▶ **DIRECTIVE**
Copy from the first line below down to and including the line with "s.set_zorder(4)". Skip the pictures.

▶ **GIVEN DATA**
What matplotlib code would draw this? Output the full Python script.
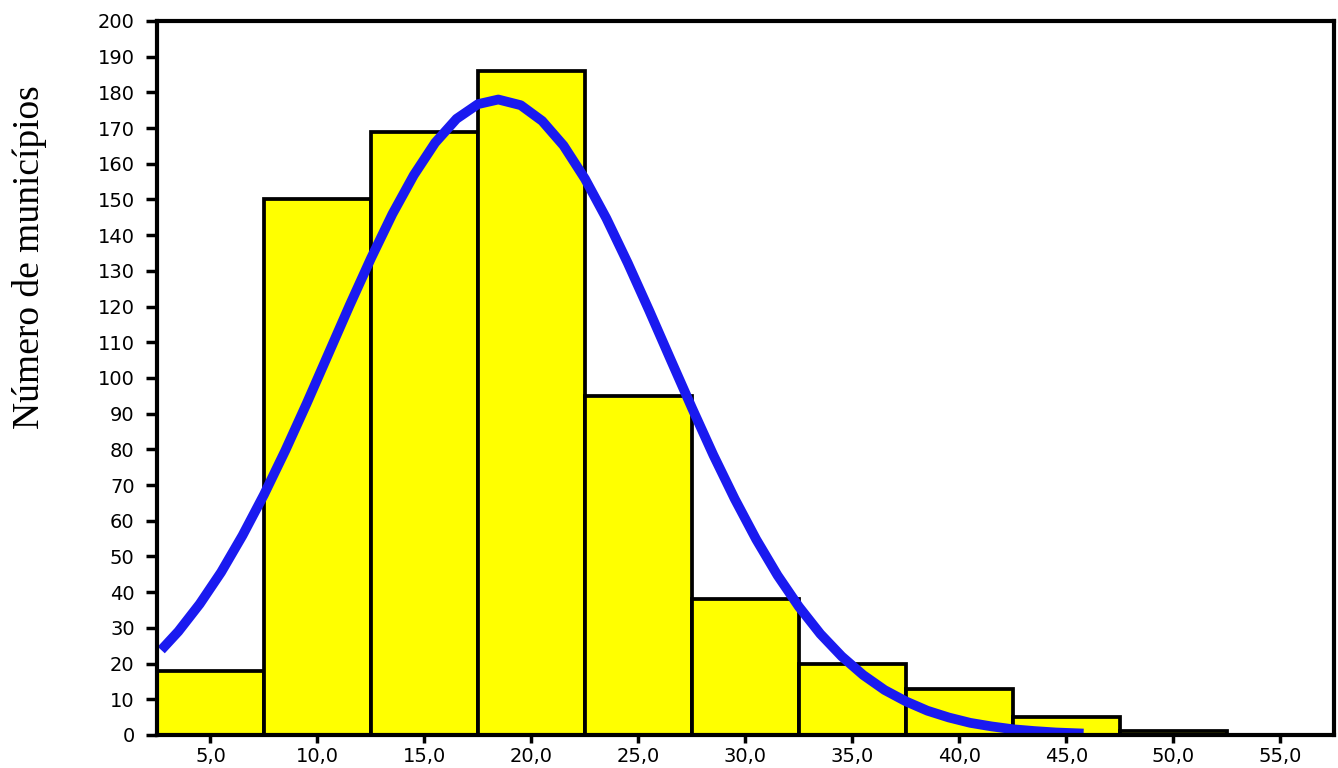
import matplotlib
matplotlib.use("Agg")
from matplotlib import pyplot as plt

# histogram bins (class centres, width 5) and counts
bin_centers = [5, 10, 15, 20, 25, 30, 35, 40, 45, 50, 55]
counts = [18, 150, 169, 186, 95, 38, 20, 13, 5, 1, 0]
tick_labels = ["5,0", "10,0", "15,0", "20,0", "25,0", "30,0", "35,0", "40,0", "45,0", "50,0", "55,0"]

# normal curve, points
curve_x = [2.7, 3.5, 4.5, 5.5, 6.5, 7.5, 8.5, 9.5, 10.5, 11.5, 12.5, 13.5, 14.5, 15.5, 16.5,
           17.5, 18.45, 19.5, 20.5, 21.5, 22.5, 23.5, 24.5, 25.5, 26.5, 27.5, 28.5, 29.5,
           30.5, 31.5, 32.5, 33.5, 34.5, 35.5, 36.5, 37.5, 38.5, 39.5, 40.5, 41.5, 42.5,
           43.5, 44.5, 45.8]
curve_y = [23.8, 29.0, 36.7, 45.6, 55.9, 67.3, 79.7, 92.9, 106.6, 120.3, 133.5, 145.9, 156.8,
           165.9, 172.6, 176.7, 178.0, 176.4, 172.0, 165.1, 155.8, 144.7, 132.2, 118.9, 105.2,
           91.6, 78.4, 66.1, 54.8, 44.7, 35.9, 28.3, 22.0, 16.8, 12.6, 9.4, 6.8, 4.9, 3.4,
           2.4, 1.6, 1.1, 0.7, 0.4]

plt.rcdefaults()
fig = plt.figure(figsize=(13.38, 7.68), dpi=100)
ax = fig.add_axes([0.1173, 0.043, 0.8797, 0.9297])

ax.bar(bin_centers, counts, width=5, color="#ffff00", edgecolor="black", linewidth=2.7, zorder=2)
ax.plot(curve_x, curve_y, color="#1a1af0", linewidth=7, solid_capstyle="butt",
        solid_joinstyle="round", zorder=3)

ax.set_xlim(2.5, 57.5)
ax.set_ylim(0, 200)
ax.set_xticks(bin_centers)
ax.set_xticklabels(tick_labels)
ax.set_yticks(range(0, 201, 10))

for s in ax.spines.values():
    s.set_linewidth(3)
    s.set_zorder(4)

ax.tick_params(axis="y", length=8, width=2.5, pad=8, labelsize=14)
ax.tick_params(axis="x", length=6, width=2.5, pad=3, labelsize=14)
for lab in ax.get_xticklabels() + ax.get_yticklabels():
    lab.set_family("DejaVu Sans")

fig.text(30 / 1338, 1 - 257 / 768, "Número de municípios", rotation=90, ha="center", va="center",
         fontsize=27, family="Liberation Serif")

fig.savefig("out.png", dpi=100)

▶ **WRITTEN RESPONSE**
What matplotlib code would draw this? Output the full Python script.
import matplotlib
matplotlib.use("Agg")
from matplotlib import pyplot as plt

# histogram bins (class centres, width 5) and counts
bin_centers = [5, 10, 15, 20, 25, 30, 35, 40, 45, 50, 55]
counts = [18, 150, 169, 186, 95, 38, 20, 13, 5, 1, 0]
tick_labels = ["5,0", "10,0", "15,0", "20,0", "25,0", "30,0", "35,0", "40,0", "45,0", "50,0", "55,0"]

# normal curve, points
curve_x = [2.7, 3.5, 4.5, 5.5, 6.5, 7.5, 8.5, 9.5, 10.5, 11.5, 12.5, 13.5, 14.5, 15.5, 16.5,
           17.5, 18.45, 19.5, 20.5, 21.5, 22.5, 23.5, 24.5, 25.5, 26.5, 27.5, 28.5, 29.5,
           30.5, 31.5, 32.5, 33.5, 34.5, 35.5, 36.5, 37.5, 38.5, 39.5, 40.5, 41.5, 42.5,
           43.5, 44.5, 45.8]
curve_y = [23.8, 29.0, 36.7, 45.6, 55.9, 67.3, 79.7, 92.9, 106.6, 120.3, 133.5, 145.9, 156.8,
           165.9, 172.6, 176.7, 178.0, 176.4, 172.0, 165.1, 155.8, 144.7, 132.2, 118.9, 105.2,
           91.6, 78.4, 66.1, 54.8, 44.7, 35.9, 28.3, 22.0, 16.8, 12.6, 9.4, 6.8, 4.9, 3.4,
           2.4, 1.6, 1.1, 0.7, 0.4]

plt.rcdefaults()
fig = plt.figure(figsize=(13.38, 7.68), dpi=100)
ax = fig.add_axes([0.1173, 0.043, 0.8797, 0.9297])

ax.bar(bin_centers, counts, width=5, color="#ffff00", edgecolor="black", linewidth=2.7, zorder=2)
ax.plot(curve_x, curve_y, color="#1a1af0", linewidth=7, solid_capstyle="butt",
        solid_joinstyle="round", zorder=3)

ax.set_xlim(2.5, 57.5)
ax.set_ylim(0, 200)
ax.set_xticks(bin_centers)
ax.set_xticklabels(tick_labels)
ax.set_yticks(range(0, 201, 10))

for s in ax.spines.values():
    s.set_linewidth(3)
    s.set_zorder(4)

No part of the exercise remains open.